In the avant-garde of the seductive look for the altar, Venegas stopped lining dresses years ago to make them “more romantic and sexy.” Convinced a bride should dress to please herself, she once designed a black chiffon wedding gown and decorated it with tiny red roses that reappeared on the black lace headpiece.

The bride had “white, white skin, jet-black hair and blue, blue eyes,” the designer says. “She just didn’t look good in any of the ivories, whites or pastels, and she wanted to look her best. Her mother was very upset. But she did it and she looked great and that’s what’s important.”

Not every woman who wants a custom-made gown can afford the average $1,800 Venegas price tag. But there are other ways, Butterick’s Herman Phynes suggests.

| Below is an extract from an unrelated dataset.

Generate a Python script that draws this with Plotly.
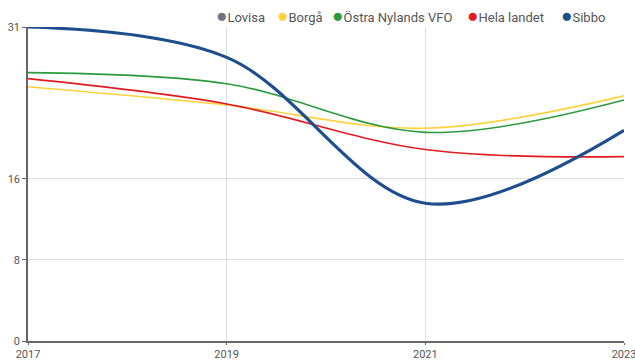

The Bellville Sasson gown could be made for a fraction of the original $3,000 cost (seven yards of silk taffeta at about $20 a yard, $15 for the pattern, $350 dressmaker’s fees, plus $20 for netting and notions.) “You turn it into a one-of-a-kind by making the decisions: the shade of white you like, the embellishments you want. You become part designer of your wedding gown,” Phynes says.

And with a little bit of extra yardage, “A bride can do something close and warm for her groom. She can make his waistcoat or cummerbund and tie. Then he will be wedded to her in color and fabric.”